Start

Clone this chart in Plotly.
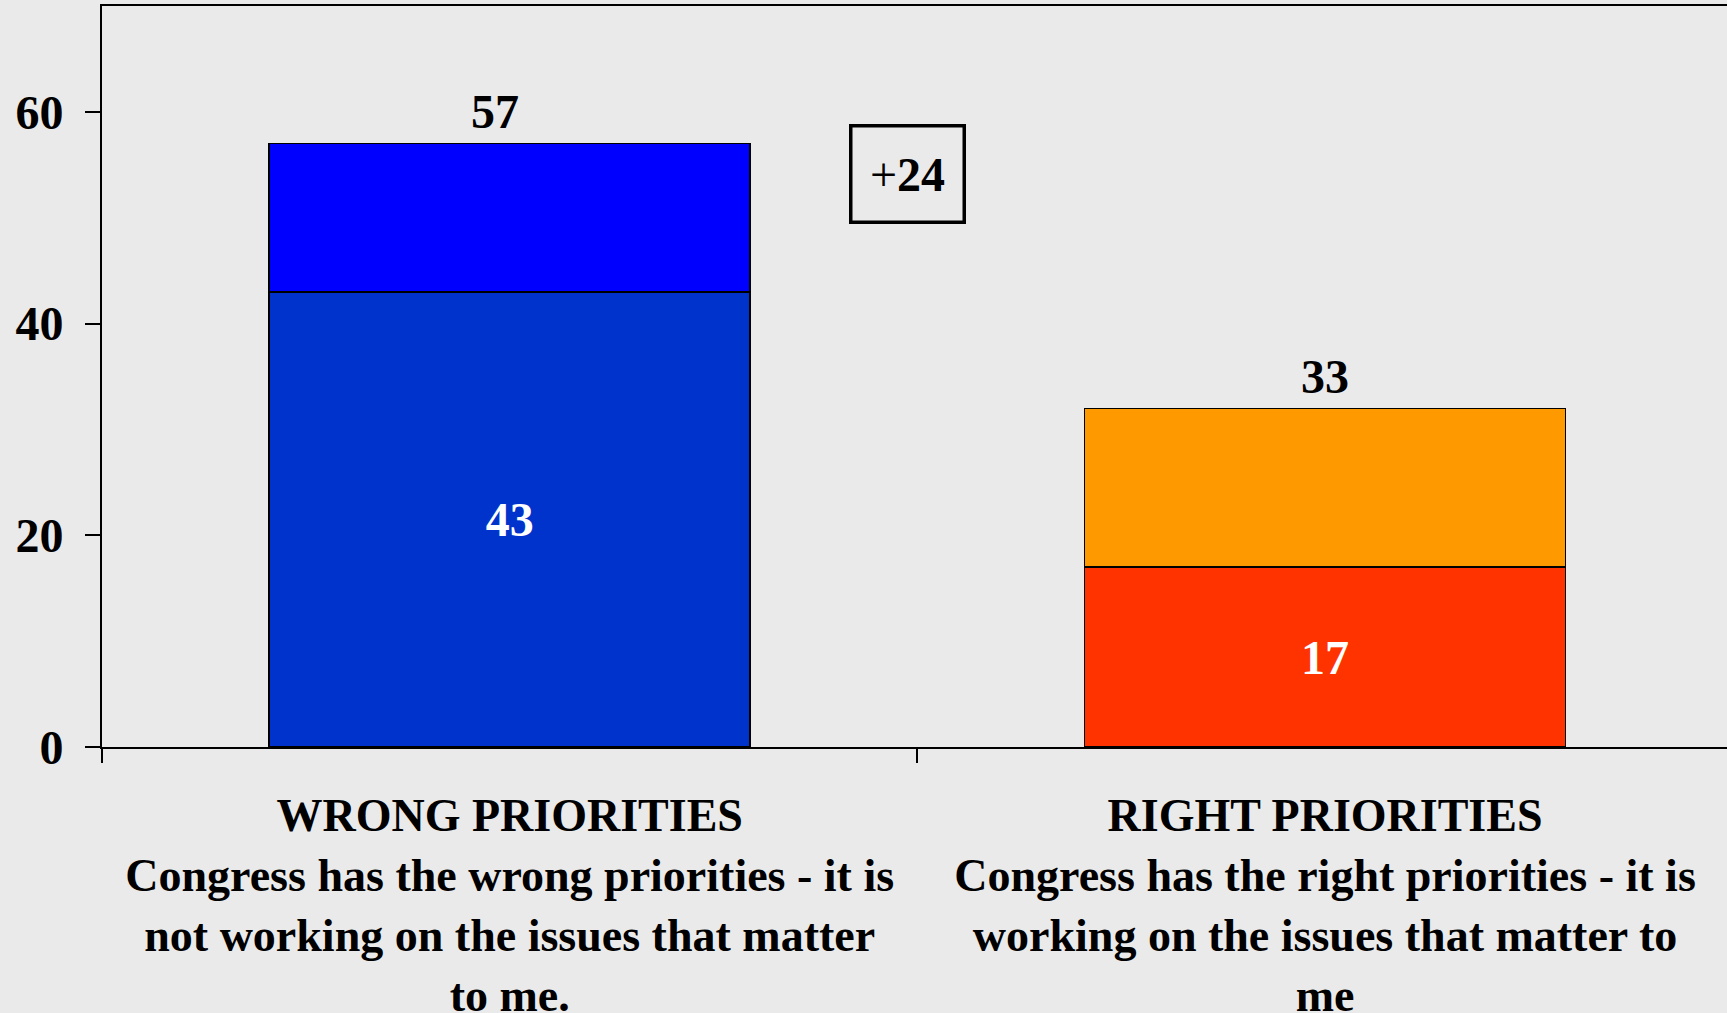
import plotly.graph_objects as go

categories = [
    "<b>WRONG PRIORITIES</b><br><b>Congress has the wrong priorities - it is</b><br><b>not working on the issues that matter</b><br><b>to me.</b>",
    "<b>RIGHT PRIORITIES</b><br><b>Congress has the right priorities - it is</b><br><b>working on the issues that matter to</b><br><b>me</b>",
]
bottom_values = [43, 17]
top_values = [14, 15]
total_labels = ["57", "33"]
bottom_colors = ["#0033CC", "#FF3300"]
top_colors = ["#0000FF", "#FF9900"]
gap_label = "+<b>24</b>"
y_ticks = [0, 20, 40, 60]

FONT = "Liberation Serif, Times New Roman, serif"
BG = "#EAEAEA"

fig = go.Figure()
fig.add_trace(go.Bar(
    x=categories, y=bottom_values,
    marker=dict(color=bottom_colors, line=dict(color="black", width=1.5)),
    text=[f"<b>{v}</b>" for v in bottom_values],
    textposition="inside", insidetextanchor="middle",
    textfont=dict(family=FONT, size=48, color="white"),
    constraintext="none",
    showlegend=False, hoverinfo="skip",
))
fig.add_trace(go.Bar(
    x=categories, y=top_values,
    marker=dict(color=top_colors, line=dict(color="black", width=1.5)),
    showlegend=False, hoverinfo="skip",
))

totals = [b + t for b, t in zip(bottom_values, top_values)]
label_xshift = [-15, 0]
for cat, tot, lab, xs in zip(categories, totals, total_labels, label_xshift):
    fig.add_annotation(
        x=cat, y=tot, text=f"<b>{lab}</b>", showarrow=False,
        yanchor="middle", yshift=32, xshift=xs,
        font=dict(family=FONT, size=48, color="black"),
    )

fig.add_annotation(
    x=0.488, y=54.1, xref="x", yref="y", text=gap_label, showarrow=False,
    font=dict(family=FONT, size=48, color="black"),
    bordercolor="black", borderwidth=3.5, width=108, height=91,
    bgcolor=BG,
)

fig.update_layout(
    barmode="stack",
    bargap=0.41,
    width=1727, height=1013,
    margin=dict(l=102, r=0, t=6, b=266),
    paper_bgcolor=BG, plot_bgcolor=BG,
    font=dict(family=FONT, color="black"),
)
fig.update_xaxes(
    type="category",
    range=[-0.5, 1.493],
    automargin=False,
    showline=True, linecolor="black", linewidth=2, mirror=True,
    ticks="outside", tickson="boundaries", ticklen=14, tickwidth=2, tickcolor="black",
    tickfont=dict(family=FONT, size=46, color="black"),
    ticklabelstandoff=27,
    showgrid=False, zeroline=False,
)
fig.update_yaxes(
    range=[0, 70],
    automargin=False,
    tickvals=y_ticks,
    ticktext=[f"<b>{t}</b>" for t in y_ticks],
    showline=True, linecolor="black", linewidth=2, mirror=False,
    ticks="outside", ticklen=15, tickwidth=2, tickcolor="black",
    tickfont=dict(family=FONT, size=48, color="black"),
    ticklabelstandoff=12,
    showgrid=False, zeroline=False,
)

fig.write_html(
    "out.html",
    config={"displayModeBar": False},
    post_script="document.body.style.margin='0';document.body.style.background='#EAEAEA';",
)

End

*EXERCISE INSTRUCTIONS*
Retype the whole listing exactly and leave the pictures out.

*ANSWER TO THE EXERCISE*
Clone this chart in Plotly.
import plotly.graph_objects as go

categories = [
    "<b>WRONG PRIORITIES</b><br><b>Congress has the wrong priorities - it is</b><br><b>not working on the issues that matter</b><br><b>to me.</b>",
    "<b>RIGHT PRIORITIES</b><br><b>Congress has the right priorities - it is</b><br><b>working on the issues that matter to</b><br><b>me</b>",
]
bottom_values = [43, 17]
top_values = [14, 15]
total_labels = ["57", "33"]
bottom_colors = ["#0033CC", "#FF3300"]
top_colors = ["#0000FF", "#FF9900"]
gap_label = "+<b>24</b>"
y_ticks = [0, 20, 40, 60]

FONT = "Liberation Serif, Times New Roman, serif"
BG = "#EAEAEA"

fig = go.Figure()
fig.add_trace(go.Bar(
    x=categories, y=bottom_values,
    marker=dict(color=bottom_colors, line=dict(color="black", width=1.5)),
    text=[f"<b>{v}</b>" for v in bottom_values],
    textposition="inside", insidetextanchor="middle",
    textfont=dict(family=FONT, size=48, color="white"),
    constraintext="none",
    showlegend=False, hoverinfo="skip",
))
fig.add_trace(go.Bar(
    x=categories, y=top_values,
    marker=dict(color=top_colors, line=dict(color="black", width=1.5)),
    showlegend=False, hoverinfo="skip",
))

totals = [b + t for b, t in zip(bottom_values, top_values)]
label_xshift = [-15, 0]
for cat, tot, lab, xs in zip(categories, totals, total_labels, label_xshift):
    fig.add_annotation(
        x=cat, y=tot, text=f"<b>{lab}</b>", showarrow=False,
        yanchor="middle", yshift=32, xshift=xs,
        font=dict(family=FONT, size=48, color="black"),
    )

fig.add_annotation(
    x=0.488, y=54.1, xref="x", yref="y", text=gap_label, showarrow=False,
    font=dict(family=FONT, size=48, color="black"),
    bordercolor="black", borderwidth=3.5, width=108, height=91,
    bgcolor=BG,
)

fig.update_layout(
    barmode="stack",
    bargap=0.41,
    width=1727, height=1013,
    margin=dict(l=102, r=0, t=6, b=266),
    paper_bgcolor=BG, plot_bgcolor=BG,
    font=dict(family=FONT, color="black"),
)
fig.update_xaxes(
    type="category",
    range=[-0.5, 1.493],
    automargin=False,
    showline=True, linecolor="black", linewidth=2, mirror=True,
    ticks="outside", tickson="boundaries", ticklen=14, tickwidth=2, tickcolor="black",
    tickfont=dict(family=FONT, size=46, color="black"),
    ticklabelstandoff=27,
    showgrid=False, zeroline=False,
)
fig.update_yaxes(
    range=[0, 70],
    automargin=False,
    tickvals=y_ticks,
    ticktext=[f"<b>{t}</b>" for t in y_ticks],
    showline=True, linecolor="black", linewidth=2, mirror=False,
    ticks="outside", ticklen=15, tickwidth=2, tickcolor="black",
    tickfont=dict(family=FONT, size=48, color="black"),
    ticklabelstandoff=12,
    showgrid=False, zeroline=False,
)

fig.write_html(
    "out.html",
    config={"displayModeBar": False},
    post_script="document.body.style.margin='0';document.body.style.background='#EAEAEA';",
)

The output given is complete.